よく三国志のゲームでも目にする、王異と馬超の対決。
女性である王異が、何故武将と戦うことになっているのでしょうか。
そして、最終的にはどんな結末を迎えたのか、経緯から詳しく迫ってみましょう。
始まりは馬超の攻撃から!
建安年間、曹操は馬超を追いつめるも、北方で起きた反乱に対処するために軍を引きました。その隙に馬超は蛮族を率い、隴上(ろうじょう)の群県を攻撃。

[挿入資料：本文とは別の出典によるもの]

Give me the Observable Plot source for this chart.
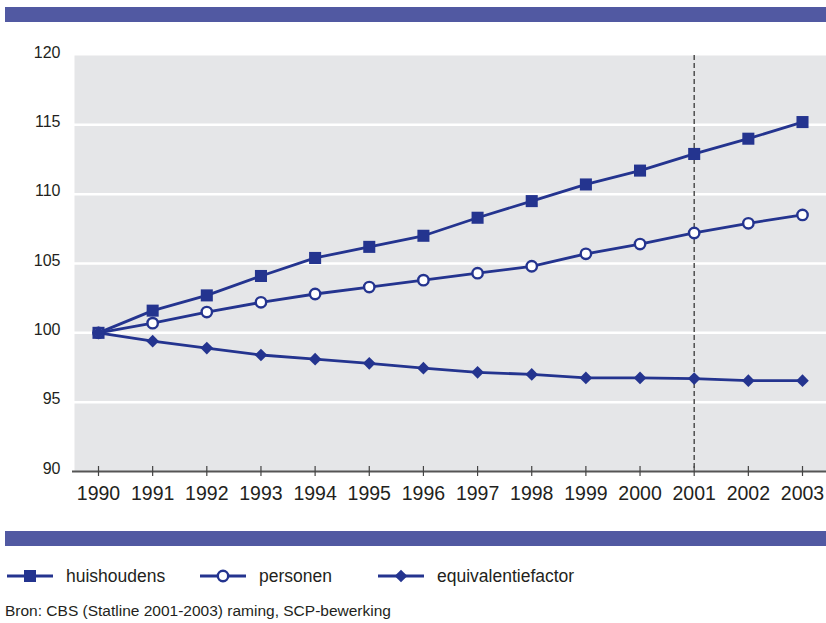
<!DOCTYPE html>
<html>
<head>
<meta charset="utf-8">
<script src="https://cdn.jsdelivr.net/npm/d3@7"></script>
<script src="https://cdn.jsdelivr.net/npm/@observablehq/plot@0.6"></script>
<style>
  html, body { margin: 0; padding: 0; background: #fff; }
  body { width: 826px; height: 623px; overflow: hidden; font-family: "Liberation Sans", Arial, sans-serif; color: #231f20; }
  .bar { background: #5159a2; margin-left: 5px; height: 15px; }
  #top { margin-top: 7px; }
  #chart svg { display: block; }
  #legend { margin-top: 20px; height: 20px; line-height: 20px; font-size: 17.5px; position: relative; }
  .item { position: absolute; top: 0; display: flex; align-items: center; height: 20px; }
  .item svg { margin-right: 13px; }
  #caption { margin-top: 16px; margin-left: 5px; font-size: 15.5px; line-height: 18px; }
</style>
</head>
<body>
<div class="bar" id="top"></div>
<div id="chart"></div>
<div class="bar" id="bottom"></div>
<div id="legend"></div>
<div id="caption">Bron: CBS (Statline 2001-2003) raming, SCP-bewerking</div>
<script>
const years = [1990,1991,1992,1993,1994,1995,1996,1997,1998,1999,2000,2001,2002,2003];
const huishoudens = [100,101.6,102.7,104.1,105.4,106.2,107.0,108.3,109.5,110.7,111.7,112.9,114.0,115.2];
const personen = [100,100.7,101.5,102.2,102.8,103.3,103.8,104.3,104.8,105.7,106.4,107.2,107.9,108.5];
const equivalentiefactor = [100,99.4,98.9,98.4,98.1,97.8,97.45,97.15,97.0,96.75,96.75,96.7,96.55,96.55];
const yTicks = [90,95,100,105,110,115,120];
const gridTicks = [95,100,105,110,115];
const projectionYear = [2001];
const seriesNames = ["huishoudens","personen","equivalentiefactor"];

const navy = "#24348f";
const toRows = vals => years.map((y, i) => ({year: y, value: vals[i]}));
const hh = toRows(huishoudens), ps = toRows(personen), eq = toRows(equivalentiefactor);

const chart = Plot.plot({
  width: 826,
  height: 509,
  marginLeft: 74,
  marginRight: 0,
  marginTop: 33,
  marginBottom: 60,
  style: {fontFamily: "Liberation Sans, Arial, sans-serif", color: "#231f20", background: "transparent"},
  x: {type: "linear", domain: [1990, 2003], insetLeft: 24, insetRight: 24},
  y: {domain: [90, 120]},
  marks: [
    Plot.frame({fill: "#e5e6e8", stroke: "none"}),
    Plot.gridY(gridTicks, {stroke: "white", strokeOpacity: 1, strokeWidth: 2.5}),
    Plot.ruleX(projectionYear, {stroke: "#444", strokeWidth: 1.4, strokeDasharray: "5,3"}),
    Plot.ruleY([90], {stroke: "#555", strokeWidth: 1.8, insetLeft: -2}),
    Plot.ruleX(years, {x: d => d, y1: 90, y2: 90, insetTop: -5, insetBottom: -5, stroke: "#444", strokeWidth: 1.2}),
    Plot.axisY({ticks: yTicks, tickSize: 0, tickPadding: 14, fontSize: 16, dy: -3, label: null, fill: "#231f20"}),
    Plot.axisX({ticks: years, tickFormat: d => String(d), tickSize: 0, tickPadding: 15, fontSize: 19.5, label: null, fill: "#231f20"}),
    Plot.line(eq, {x: "year", y: "value", stroke: navy, strokeWidth: 2.8}),
    Plot.line(ps, {x: "year", y: "value", stroke: navy, strokeWidth: 2.8}),
    Plot.line(hh, {x: "year", y: "value", stroke: navy, strokeWidth: 2.8}),
    Plot.dot(hh, {x: "year", y: "value", symbol: "square", r: 6.8, fill: navy, stroke: "none"}),
    Plot.dot(ps, {x: "year", y: "value", symbol: "circle", r: 5.2, fill: "white", stroke: navy, strokeWidth: 2.4}),
    Plot.dot(eq, {x: "year", y: "value", symbol: "diamond2", r: 5.7, fill: navy, stroke: "none"})
  ]
});
document.getElementById("chart").appendChild(chart);

// Legend
const legend = d3.select("#legend");
const legendX = [7, 200, 378];
const symbols = ["square", "circle", "diamond"];
seriesNames.forEach((name, i) => {
  const item = legend.append("div").attr("class", "item").style("left", legendX[i] + "px");
  const svg = item.append("svg").attr("width", 46).attr("height", 20);
  svg.append("line").attr("x1", 0).attr("x2", 46).attr("y1", 10).attr("y2", 10)
    .attr("stroke", navy).attr("stroke-width", 2.8);
  if (symbols[i] === "square") {
    svg.append("rect").attr("x", 17).attr("y", 4).attr("width", 12).attr("height", 12).attr("fill", navy);
  } else if (symbols[i] === "circle") {
    svg.append("circle").attr("cx", 23).attr("cy", 10).attr("r", 5.2).attr("fill", "white")
      .attr("stroke", navy).attr("stroke-width", 2.4);
  } else {
    svg.append("path").attr("d", d3.symbol(d3.symbolDiamond2, Math.PI * 5.7 * 5.7)())
      .attr("transform", "translate(23,10)").attr("fill", navy);
  }
  item.append("span").text(name);
});
</script>
</body>
</html>
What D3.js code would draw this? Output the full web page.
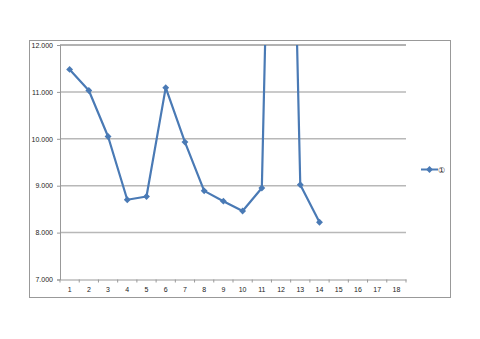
<!DOCTYPE html>
<html>
<head>
<meta charset="utf-8">
<script src="https://cdn.jsdelivr.net/npm/d3@7"></script>
<style>
  body { margin: 0; background: #fff; }
  text { font-family: "Liberation Sans", Arial, sans-serif; }
</style>
</head>
<body>
<svg id="chart"></svg>
<script>
// series values (point 12 runs off the top)
const categories = d3.range(1, 19);
const values = [11.48, 11.03, 10.05, 8.70, 8.77, 11.09, 9.93, 8.89, 8.67, 8.46, 8.95, 27.0, 9.02, 8.22];
const yTicks = [7, 8, 9, 10, 11, 12];
const seriesName = '①';

const width = 480, height = 339;
const svg = d3.select('#chart').attr('width', width).attr('height', height);

// outer chart frame
svg.append('rect')
  .attr('x', 29.5).attr('y', 40.5)
  .attr('width', 421).attr('height', 257)
  .style('fill', '#fff').style('stroke', '#999').style('stroke-width', 1);

const plot = { left: 60, right: 406, top: 45, bottom: 279.5 };

const x = d3.scaleBand().domain(categories).range([plot.left, plot.right]);
const y = d3.scaleLinear().domain([7, 12]).range([plot.bottom, plot.top]);

// gridlines
svg.append('g')
  .selectAll('line')
  .data(yTicks.filter((d) => d > 7))
  .enter()
  .append('line')
  .attr('x1', plot.left).attr('x2', plot.right)
  .attr('y1', (d) => y(d)).attr('y2', (d) => y(d))
  .style('stroke', (d) => (d === 12 ? '#999' : '#b8b8b8'))
  .style('stroke-width', 1.5);

// y axis
const yAxis = svg.append('g')
  .attr('transform', `translate(${plot.left},0)`)
  .call(d3.axisLeft(y).tickValues(yTicks).tickFormat(d3.format('.3f')).tickSize(3).tickPadding(4));
yAxis.select('.domain').style('stroke', '#999');
yAxis.selectAll('.tick line').style('stroke', '#999');
yAxis.selectAll('text').style('font-size', '7px').style('fill', '#222');

// x axis
const xAxis = svg.append('g')
  .attr('transform', `translate(0,${plot.bottom})`)
  .call(d3.axisBottom(x).tickSize(0).tickPadding(8));
xAxis.select('.domain').style('stroke', '#999');
xAxis.selectAll('text').style('font-size', '7px').style('fill', '#222');
// tick marks at category boundaries
xAxis.selectAll('.bound')
  .data(d3.range(categories.length + 1))
  .enter()
  .append('line')
  .attr('x1', (i) => plot.left + i * x.step()).attr('x2', (i) => plot.left + i * x.step())
  .attr('y1', 0).attr('y2', 3)
  .style('stroke', '#999');

// clip line to plot area
svg.append('clipPath').attr('id', 'clip')
  .append('rect')
  .attr('x', plot.left).attr('y', plot.top)
  .attr('width', plot.right - plot.left).attr('height', plot.bottom - plot.top);

const pts = values.map((v, i) => ({ c: categories[i], v }));
const lineColor = '#4a7ab5';

svg.append('path')
  .datum(pts)
  .attr('clip-path', 'url(#clip)')
  .attr('d', d3.line().x((d) => x(d.c) + x.bandwidth() / 2).y((d) => y(d.v)))
  .style('fill', 'none')
  .style('stroke', lineColor)
  .style('stroke-width', 2.2)
  .style('stroke-linejoin', 'round');

const diamond = d3.symbol().type(d3.symbolDiamond2).size(30);
svg.append('g')
  .attr('clip-path', 'url(#clip)')
  .selectAll('path')
  .data(pts)
  .enter()
  .append('path')
  .attr('d', diamond)
  .attr('transform', (d) => `translate(${x(d.c) + x.bandwidth() / 2},${y(d.v)})`)
  .style('fill', lineColor);

// legend
const leg = svg.append('g').attr('transform', 'translate(421,169.5)');
leg.append('line').attr('x1', 0).attr('x2', 17).attr('y1', 0).attr('y2', 0)
  .style('stroke', lineColor).style('stroke-width', 2);
leg.append('path').attr('d', diamond).attr('transform', 'translate(8.5,0)').style('fill', lineColor);
leg.append('text').attr('x', 17).attr('y', 3)
  .text(seriesName)
  .style('font-size', '8px').style('fill', '#222');
</script>
</body>
</html>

これに、冀城(きじょう)を除いた群県全てが呼応しました。
冀に移住していた王異は、夫:趙昂(ちょうこう)と共に冀城を守ります。自ら射籠手を付けて戦うだけでなく、身に着けていた高価な衣服、装飾品を全て外し、それらを褒美として兵に与えて鼓舞しました。
しかし、馬超の攻撃は止まず、8カ月程経っても救援はありません。城内は飢えに苦しみました。
限界と感じた刺史と太守は、馬超と和議を結ぼうとします。それを趙昂より聞いた王異は「主君には自分を諫める臣がおり、大夫には国益の為ならば独断していいという建前があって、独断がいけないというわけではありません。救援の兵が来ないと何故わかるのですか。ともに戦って勲功をたて、節義を全うして死にましょう。和議はいけません。」
王異の言葉通り、この時、夏侯淵が救援のために冀城へ向かっていたのです。趙昂は役所へ戻りましたが、既に遅く、和議は結ばれていました。
ところが馬超は約束を破り、刺史と太守を殺した上、趙昂を脅して、長男:趙月を人質にとります。
王異が降伏に反対したのは、こうなることを予期していたのでしょうか。
長期に渡った抵抗も空しく、事態は更に悪化。しかし、王異は諦めていませんでした。
暗躍する王異
馬超の妻、楊(よう)は、王異の節義を重んじる性格を聞いていたため、交際を求めました。王異は好都合とばかりに、これを利用します。
王異は、いかに忠臣の働きが大切かを説き、「涼州の士馬こそが中原の国と戦うことが出来るのです。そのことを充分お考え下さいませ。」と、自分が忠実だと思い込ませ、馬超に夫を信用させようと考えたのです。
その企みは成功し、趙昂は馬超の信頼を得られます。
趙昂は楊阜(ようふ)らと反逆の策を結び、馬超を討つことを王異に伝えました。
しかし、人質となった子:趙月が気がかりだと言うと、王異は「忠義をこの身にうち立て、君父の恥辱をすすぐのです。首を失っても大したことではありません。
まして、一人の子ぐらい何ですか。項託(孔子の師)も顔淵(=顔回・孔子の弟子)も100まで生きましたか。道義を重んじるのみです。」と奮い立ち、趙昂を決心させました。
逃げる馬超
そして遂に、馬超を討つための計画が実行されます。
楊阜が鹵城(ろじょう)で挙兵し、馬超を誘き出します。その隙に冀城の門を閉ざし、馬超の行き場を失くさせたのです。
しかし、馬超もこのままでは終わりません。漢中へ逃げるも、そこで張魯から兵を借りて、すぐに引き返しています。
王異は夫と祁山に立て籠もりますが、馬超の包囲は30日間続きました。のちに救援が到着したため包囲は解けましたが、結局、人質だった息子・趙月は、馬超に殺されました。
冀城が攻撃されてから祁山の守備に至るまで、趙昂は9度奇計を出していますが、王異は全てに参加し、助けています。

By: Kevin Poh
まとめ
王異の態度は終始一貫しています。自分や家族の命よりも、義を重んじる女性でした。
実はこの戦いで、共に馬超に反抗した姜叙(きょうじょ)という人が居るのですが、彼を馬超討伐作戦に参加させたのは、母親でした。彼女は捕まったのち、馬超に罵声を浴びせたため殺されています。
当時、道義のために命を惜しまず戦ったのは男性だけでなく、女性も同じだったようです。